Danforth is an applied mathematician interested in modeling a variety of physical, biological, and social phenomenon. He has applied principles of chaos theory to improve weather forecasts as a member of the Mathematics and Climate Research Network, and developed a real-time remote sensor of global happiness using messages from Twitter: the Hedonometer. Danforth co-runs the Computational Story Lab with Peter Dodds, and helps run UVM's reading group on complexity.
Laurent studies the interaction of structure and dynamics. His research involves network theory, statistical physics and nonlinear dynamics along with their applications in epidemiology, ecology, biology, and sociology.
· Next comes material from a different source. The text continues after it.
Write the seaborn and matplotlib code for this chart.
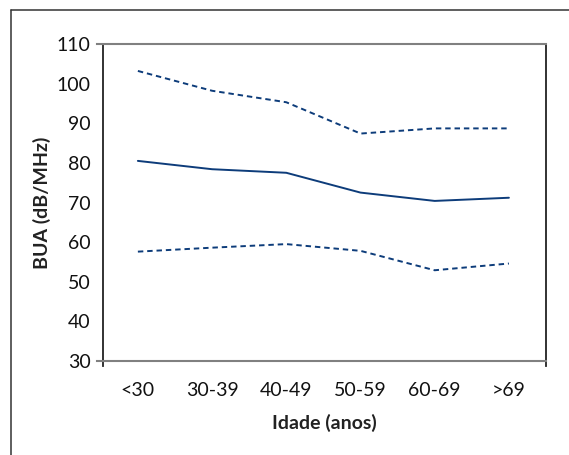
import numpy as np
import pandas as pd
import matplotlib as mpl
mpl.use("Agg")
import matplotlib.pyplot as plt
import seaborn as sns
from matplotlib.lines import Line2D

# data
idade = ["<30", "30-39", "40-49", "50-59", "60-69", ">69"]
media = [80.5, 78.4, 77.5, 72.5, 70.4, 71.2]
limite_sup = [103.2, 98.2, 95.3, 87.4, 88.7, 88.7]
limite_inf = [57.6, 58.6, 59.5, 57.8, 52.9, 54.6]

df = pd.DataFrame({
    "Idade": idade * 3,
    "BUA": media + limite_sup + limite_inf,
    "serie": ["media"] * 6 + ["sup"] * 6 + ["inf"] * 6,
})

sns.set_theme(style="white")
plt.rcParams["font.family"] = ["Lato", "DejaVu Sans"]

fig = plt.figure(figsize=(5.69, 4.55), dpi=100)
ax = fig.add_axes([103 / 569, 1 - 361 / 455, (546 - 103) / 569, (361 - 44) / 455])

navy = "#0d3c7a"
sns.lineplot(
    data=df, x="Idade", y="BUA", style="serie",
    dashes={"media": "", "sup": (2.8, 2.0), "inf": (2.8, 2.0)},
    color=navy, linewidth=1.4, sort=False, legend=False, ax=ax,
)

ax.set_xlim(-0.47, 5.5)
ax.set_ylim(30, 110)
ax.set_yticks(range(30, 111, 10))
ax.tick_params(axis="both", length=0, labelsize=14, colors="#111111")
ax.tick_params(axis="y", pad=9)
ax.tick_params(axis="x", pad=15)

ax.set_xlabel("Idade (anos)", fontsize=14, fontweight="bold", labelpad=11, color="#222222")
ax.set_ylabel("BUA (dB/MHz)", fontsize=14, fontweight="bold", labelpad=4, color="#222222")

for side in ["top", "bottom"]:
    ax.spines[side].set_color("#808080")
    ax.spines[side].set_linewidth(1.5)
    ax.spines[side].set_bounds(-0.55, 5.5)
for side in ["left", "right"]:
    ax.spines[side].set_color("#222222")
    ax.spines[side].set_linewidth(1.3)
    ax.spines[side].set_bounds(28.7, 110)

# outer frame, cut at the right and bottom edges
fx, fy = 11 / 569, 1 - 10 / 455
fig.add_artist(Line2D([fx, fx], [-0.1, fy], transform=fig.transFigure, color="#333333", lw=1.1))
fig.add_artist(Line2D([fx, 1.1], [fy, fy], transform=fig.transFigure, color="#333333", lw=1.1))

fig.savefig("out.png", dpi=100)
Recent projects include comparing complex networks of different nature, the coevolution of human behavior and infectious diseases, understanding the role of forest shape in determining stability of tropical forests, as well as the impact of echo chambers in political discussions.
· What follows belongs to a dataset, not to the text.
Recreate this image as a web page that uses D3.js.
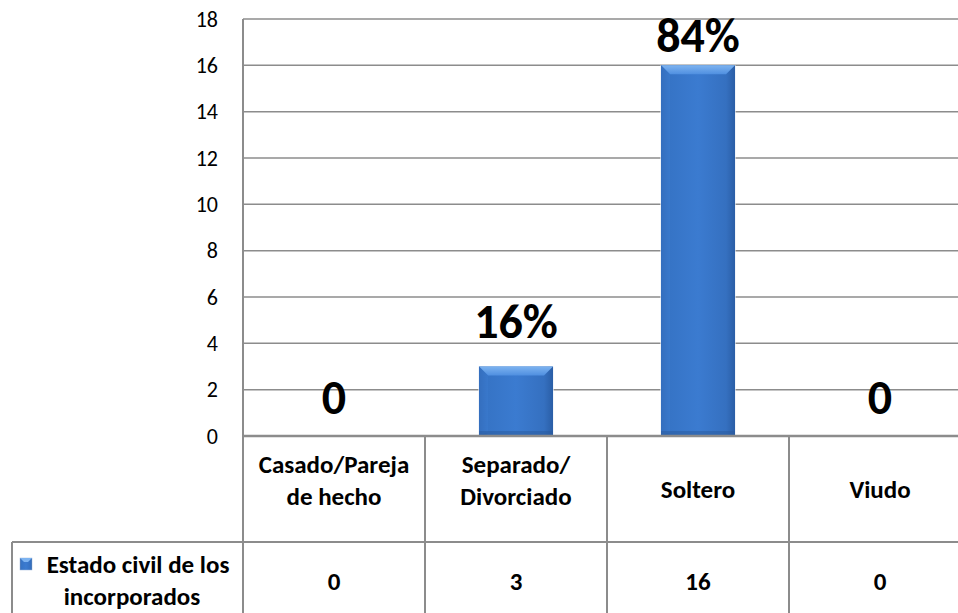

Hines' work broadly focuses on finding ways to make electric energy more reliable, more affordable, with less environmental impact. Particular topics of interest include understanding the mechanisms by which small problems in the power grid become large blackouts, identifying and mitigating the stresses caused by large amounts of electric vehicle charging, and quantifying the impact of high penetrations of wind/solar on electricity systems.
Bagrow's interests include: Complex Networks (community detection, social modeling and human dynamics, statistical phenomena, graph similarity and isomorphism), Statistical Physics (non-equilibrium methods, phase transitions, percolation, interacting particle systems, spin glasses), and Optimization(glassy techniques such as simulated/quantum annealing, (non-gradient) minimization of noisy objective functions).